Runaway vs. non-family abduction

It often happens that a young girl chooses to run off with an older (usually of age) boyfriend. In most cases, when this occurs the NCMEC lists the girl as a runaway and says she “may be in the company of an adult male.” Not always, though. Some of these girls are classified as abducted, and I’m not sure why. It seems to be like a completely random thing.

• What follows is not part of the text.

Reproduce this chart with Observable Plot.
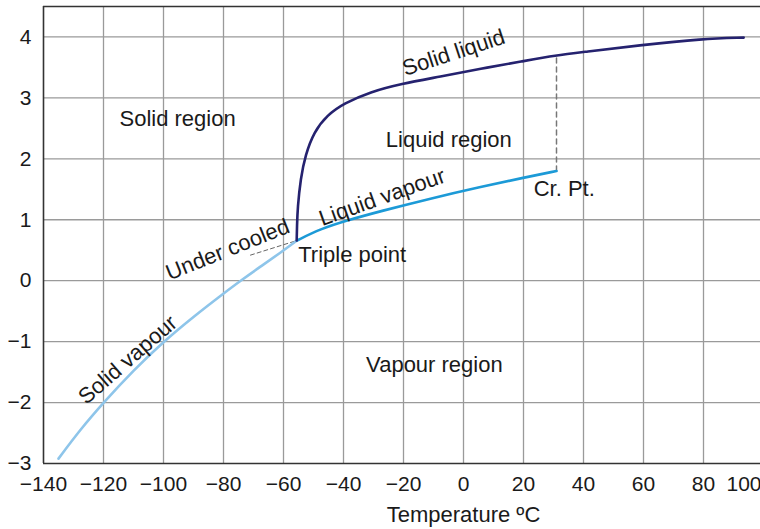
<!DOCTYPE html>
<html>
<head>
<meta charset="utf-8">
<script src="https://cdn.jsdelivr.net/npm/d3@7"></script>
<script src="https://cdn.jsdelivr.net/npm/@observablehq/plot@0.6"></script>
<style>
  html, body { margin: 0; padding: 0; background: #fff; }
  #chart svg { display: block; }
</style>
</head>
<body>
<div id="chart"></div>
<script>
// Tick values
const xTicks = [-140, -120, -100, -80, -60, -40, -20, 0, 20, 40, 60, 80];
const xTickLast = [100];
const yTicks = [-3, -2, -1, 0, 1, 2, 3, 4];

// Solid–vapour curve (temperature °C, log pressure)
const solidVapourT = [-135, -127.7, -120, -110, -100, -90, -80, -74.3, -67.7, -61, -55.5];
const solidVapourP = [-2.92, -2.44, -2.0, -1.47, -1.0, -0.59, -0.21, 0.0, 0.23, 0.46, 0.66];

// Liquid–vapour curve
const liquidVapourT = [-55.5, -47.7, -38.8, -27.7, -11, 5.7, 20, 31];
const liquidVapourP = [0.66, 0.85, 0.99, 1.14, 1.35, 1.54, 1.69, 1.80];

// Solid–liquid curve
const solidLiquidT = [-55.6, -55.5, -55.3, -54.3, -52.7, -49.9, -45.4, -39.9, -31, -21, -7.7, 5.7, 19.6, 31, 39.6, 59.6, 79.6, 93.4];
const solidLiquidP = [0.66, 0.9, 1.19, 1.68, 2.06, 2.44, 2.72, 2.91, 3.10, 3.23, 3.35, 3.48, 3.60, 3.70, 3.75, 3.87, 3.97, 3.99];

// Under-cooled dashed extension
const underCooledT = [-71, -55.5];
const underCooledP = [0.42, 0.66];

// Critical point dashed vertical
const critT = [31, 31];
const critP = [1.80, 3.70];

// Region labels (centered)
const regionText = ["Solid region", "Liquid region", "Vapour region"];
const regionT = [-95.3, -4.9, -9.7];
const regionP = [2.66, 2.31, -1.38];

// Point labels (left aligned)
const pointText = ["Triple point", "Cr. Pt."];
const pointT = [-55.1, 23.4];
const pointP = [0.43, 1.51];

// Curve labels (rotated)
const curveLabelText = ["Solid vapour", "Under cooled", "Liquid vapour", "Solid liquid"];
const curveLabelT = [-111.9, -78.6, -27.1, -3.3];
const curveLabelP = [-1.3, 0.51, 1.37, 3.74];
const curveLabelAngle = [-41, -21.8, -19.6, -18.2];

const xLabel = "Temperature ºC";

const zip = (xs, ys) => xs.map((x, i) => ({x, y: ys[i]}));

const FONT = "Liberation Sans, Arial, Helvetica, sans-serif";
const FS = 21;   // tick labels
const LS = 22;   // annotation labels

const regions = regionText.map((t, i) => ({t, x: regionT[i], y: regionP[i]}));
const points = pointText.map((t, i) => ({t, x: pointT[i], y: pointP[i]}));
const curveLabels = curveLabelText.map((t, i) => ({t, x: curveLabelT[i], y: curveLabelP[i], r: curveLabelAngle[i]}));

const minus = s => String(s).replace("-", "\u2212");

const chart = Plot.plot({
  width: 760,
  height: 529,
  marginLeft: 43,
  marginRight: 0,
  marginTop: 6,
  marginBottom: 66,
  style: {fontFamily: FONT, fontSize: FS + "px", color: "#1a1a1a", background: "#fff"},
  x: {domain: [-140, 99]},
  y: {domain: [-3, 4.5]},
  marks: [
    // grid
    Plot.ruleX(xTicks.slice(1), {stroke: "#9a9a9a", strokeWidth: 1.3}),
    Plot.ruleY(yTicks.slice(1), {stroke: "#9a9a9a", strokeWidth: 1.3}),
    // frame
    Plot.ruleX([-140], {stroke: "#333", strokeWidth: 1.6}),
    Plot.ruleY([-3], {stroke: "#333", strokeWidth: 1.6}),
    Plot.ruleY([4.5], {stroke: "#333", strokeWidth: 1.6}),
    // axes
    Plot.axisX(xTicks, {tickSize: 0, tickPadding: 13, fontSize: FS, tickFormat: minus, label: null}),
    Plot.axisX(xTickLast, {tickSize: 0, tickPadding: 13, fontSize: FS, textAnchor: "end", dx: -2, label: null}),
    Plot.axisY(yTicks, {tickSize: 0, tickPadding: 12, fontSize: FS, tickFormat: minus, label: null}),
    Plot.text([xLabel], {x: 0, y: -3, text: d => d, dy: 51, fontSize: LS, lineAnchor: "middle", fill: "#1a1a1a"}),
    // dashed helpers
    Plot.line(zip(underCooledT, underCooledP), {x: "x", y: "y", stroke: "#666", strokeWidth: 1, strokeDasharray: "4,3"}),
    Plot.line(zip(critT, critP), {x: "x", y: "y", stroke: "#777", strokeWidth: 1.5, strokeDasharray: "5,4"}),
    // curves
    Plot.line(zip(solidVapourT, solidVapourP), {x: "x", y: "y", stroke: "#8ec5ea", strokeWidth: 2.6, curve: "basis"}),
    Plot.line(zip(liquidVapourT, liquidVapourP), {x: "x", y: "y", stroke: "#1c9ad7", strokeWidth: 2.6, curve: "basis"}),
    Plot.line(zip(solidLiquidT, solidLiquidP), {x: "x", y: "y", stroke: "#25226f", strokeWidth: 2.6, curve: "basis"}),
    // labels
    Plot.text(regions, {x: "x", y: "y", text: "t", textAnchor: "middle", fontSize: LS, fill: "#1a1a1a", lineAnchor: "middle"}),
    Plot.text(points, {x: "x", y: "y", text: "t", textAnchor: "start", fontSize: LS, fill: "#1a1a1a", lineAnchor: "middle"}),
    ...curveLabels.map(d => Plot.text([d], {x: "x", y: "y", text: "t", rotate: d.r, fontSize: LS, fill: "#1a1a1a", lineAnchor: "middle"}))
  ]
});
document.getElementById("chart").appendChild(chart);
</script>
</body>
</html>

I thought it might have to do with age. Not so: Janet/Janeth Munoz, who wasn’t even twelve and a half, is listed as abducted on the California DOJ database but as a runaway with the NCMEC. Nor do the authorities have had to issue a warrant for the girl’s boyfriend: there is apparently no arrest warrant out for Reyna Alvarado-Carrera‘s boyfriend. Chioma Gray is listed as endangered missing, neither abducted nor a runaway, in spite of the fact that her boyfriend has a slew of warrants out for him connected to their flight. On the other hand, Diana Gonzalez, who is missing under very similar circumstances, is listed as a non-family abduction. What gives?

Go figure.

4 thoughts on “Runaway vs. non-family abduction

  1. Lisa August 18, 2009 / 12:24 pm

    I often wonder that too.

    I called and asked NCMEC one time about some classifications. Like what is an “Endangered Runaway?” They said that means the child is in danger of gang involvement and the like.

  2. forthelost August 18, 2009 / 1:13 pm

    Chioma Gray used to be listed as abducted.

    I think NCMEC considers all runaways endangered due to their minor status.

    • forthelost August 18, 2009 / 1:14 pm

      And in the header I’m pretty sure you mean “non-family abduction.”

      • Meaghan August 18, 2009 / 1:48 pm

        Oh. Right. *sheepish* Will fix.